The 2003 Report noted that Latvia was essentially meeting the commitments and requirements in the areas of trans-European transport networks, road transport, rail transport, inland waterway transport and maritime transport.
Community transport policy consists of initiatives in three fundamental areas.
The Europe Agreement provides for harmonisation of Latvian legislation with Community law, cooperation aimed at restructuring and modernising transport, improvement of access to the transport market, facilitation of transit and achievement of operating standards comparable to those in the Community. The White Paper focuses on measures for the accomplishment of internal market conditions in the transport sector, including such aspects as competition and legislative harmonisation.
As regards trans-European transport networks, Latvia has continued to take into account the objectives and priorities of Community guidelines regarding investments into the priority road and rail infrastructures in North-South (Via Baltica) and East-West direction. Implementation of the first stage of the project has been completed.
In 2001, Latvia established an institutional structure to supervise infrastructure investments. After accession, this will be transformed into a body responsible for monitoring the implementation of trans-European network projects. However, administrative capacity needs to be stepped up in preparation for the significant investments that will be needed in transport infrastructure.
With regard to land transport, Latvia has continued to harmonise its legislation on the transport of dangerous goods. Legislation on roadworthiness tests was issued in February 2000. However, Latvia should continue to improve market access, pricing, fiscal harmonisation, safety, environment, and social legislation. Administrative capacity needs to be further strengthened, in particular regarding regulatory work by the Ministry of Transport.
The Road Traffic Law was amended in 2001. This law provides the basis for future secondary legislation to align with the acquis requirements concerning social legislation and recording equipment.
In 2002, Latvia also aligned with the rules on driving times and rest periods, and provided for the installation of tachographs. Latvia has ratified the INTERBUS Agreement on the international occasional carriage of passengers by coach and bus. As regards roadside checks and roadside enforcement, Latvia still has to implement its concept on control in road transport. In particular, the staffing structures and coordinating role of the Ministry of Transport need to be clarified, and adequate numbers of specialist roadside units put in place.
In the railways sector, the restructuring of Latvian railways has continued, and competition is being introduced to the sector with the granting of freight transport licences to two private companies. In October 2000, the law on public service regulators was adopted, which provides for the establishment of a regulatory authority covering rail transport. As a result, the railway sector is already largely aligned with the acquis, with only a few issues such as the transport of dangerous goods by rail remaining to be settled.

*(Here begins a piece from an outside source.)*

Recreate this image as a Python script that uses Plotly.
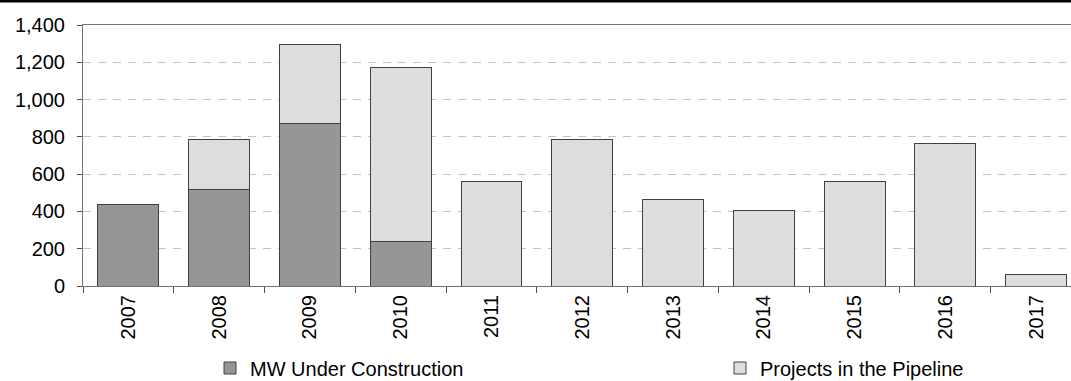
import plotly.graph_objects as go

# Annual capacity (MW)
years = ["2007", "2008", "2009", "2010", "2011", "2012", "2013", "2014", "2015", "2016", "2017"]
under_construction = [435, 520, 870, 240, None, None, None, None, None, None, None]
pipeline = [None, 267, 425, 930, 560, 787, 465, 406, 560, 765, 63]

y_ticks = [0, 200, 400, 600, 800, 1000, 1200, 1400]

FONT = "Liberation Sans, Arial, sans-serif"
BAR_LINE = dict(color="#404040", width=1)

W, H = 1071, 381
ML, MT, MB, MR = 83, 25, 95, 0
plot_w = W - ML - MR
plot_h = H - MT - MB

def px_x(px):
    # pixel column -> paper x
    return (px - ML) / plot_w

def py(px):
    # pixel row -> paper y
    return (H - MB - px) / plot_h

fig = go.Figure()
fig.add_trace(go.Bar(
    x=years, y=under_construction, name="MW Under Construction",
    marker=dict(color="#969696", line=BAR_LINE), width=0.67, legend="legend",
))
fig.add_trace(go.Bar(
    x=years, y=pipeline, name="Projects in the Pipeline",
    marker=dict(color="#dddddd", line=BAR_LINE), width=0.67, legend="legend2",
))

legend_common = dict(
    orientation="h", yanchor="middle", y=py(368), xanchor="left",
    font=dict(family=FONT, size=20, color="black"),
    bgcolor="rgba(0,0,0,0)",
)

fig.update_layout(
    width=W, height=H,
    margin=dict(l=ML, r=MR, t=MT, b=MB, pad=0, autoexpand=False),
    barmode="stack",
    plot_bgcolor="white", paper_bgcolor="white",
    font=dict(family=FONT, size=20, color="black"),
    showlegend=True,
    legend=dict(x=px_x(210), **legend_common),
    legend2=dict(x=px_x(720), **legend_common),
    shapes=[
        dict(type="rect", xref="paper", yref="paper",
             x0=-0.2, x1=1.1, y0=py(2.5), y1=py(-1),
             fillcolor="black", line=dict(width=0), layer="above"),
    ],
)

fig.update_xaxes(
    type="category", range=[-0.5, 10.384],
    tickangle=-90, ticks="outside", tickson="boundaries", ticklen=6,
    tickcolor="#505050", tickwidth=1,
    showline=True, linecolor="#707070", linewidth=1, mirror=True,
    showgrid=False, tickfont=dict(family=FONT, size=20, color="black"),
)
fig.update_yaxes(
    range=[0, 1400], tickvals=y_ticks, tickformat=",",
    ticks="outside", ticklen=5, tickcolor="#505050", tickwidth=1,
    ticklabelstandoff=8,
    showline=True, linecolor="#707070", linewidth=1,
    showgrid=True, gridcolor="#c4c4c4", gridwidth=1, griddash="8px,7px",
    zeroline=False, tickfont=dict(family=FONT, size=20, color="black"),
)

fig.write_html("out.html")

A law on carriage by rail was adopted in 2001. It regulates relations between operator and client, terms for the carriage of various goods and procedures for filling out freight consignment papers.
As part of the restructuring of the joint stock company "Latvian Railways", a separate passenger transport operator for inland transport, the subsidiary joint stock company "Passenger Train", was set up in 2002. The interoperability acquis still has to be transposed and existing legislation needs to be modified regarding charges, cross-subsidy and licensing.
As regards inland waterways, the Latvian authorities decided not to transpose the legislation as Latvia considers that its inland waterways cannot, in principle, be used for navigation. However, Latvia will, upon accession, be obliged to transpose all inland waterway directives, with possible exemptions. In 2002, legislation was adopted to ensure recognition of boatmasters' certificates. In 2003, legislative alignment was completed and administrative structures in this area were in place and satisfactory.
In the field of combined transport, no legislation was adopted. The situation regarding State aids in the transport sector remains unchanged. As concerns public service obligations, legislation on concessions in public transport was adopted in November 1999.
With regard to air transport, Latvia continued the effective harmonisation of technical requirements and administrative procedures according to JAA (Joint Aviation Authorities) requirements. It continued to prepare for membership of Eurocontrol. Negotiations between the EU and Latvia on the multilateral agreement to establish a European Common Aviation Area (ECAA) have concluded with the signature of a bilateral protocol. In 2002, Latvia adopted amendments to the Law on Aviation transposing the computerised reservation system requirements. Full membership of the Joint Aviation Authorities still has to be achieved through implementation of the Action Plan. Enhanced efforts are needed in order for Latvia to become a full member of the European Aviation Safety Agency (EASA).
Concerning maritime transport, the process of restructuring the Maritime Administration has started. In accordance with legislation adopted in May 2000, several of the functions previously carried out by the Maritime Administration have been transferred to port authorities. However, further efforts are needed regarding maritime safety, in particular strengthening both flag State and port State control. Latvia needs to reverse the trend regarding the still high detention rate of its own fleet and should ensure that a sufficient number of trained inspectors is available.
All International Maritime Organisation (IMO) Conventions relevant to the application of the acquis have been ratified.
In the field of maritime safety, Latvia has already aligned, in full or in part, the provisions applying to ships carrying dangerous goods, passenger ship safety and port State control. However, the adoption of implementing legislation has still to be completed, notably as regards flag State and port State control, the Vessel Traffic Management Information System (VTMIS), the system of mandatory surveys for the safe operation of regular ro-ro ferry and high-speed passenger craft services, marine equipment and fishing vessels.
This summary is for information only and is not designed to interpret or replace the reference document.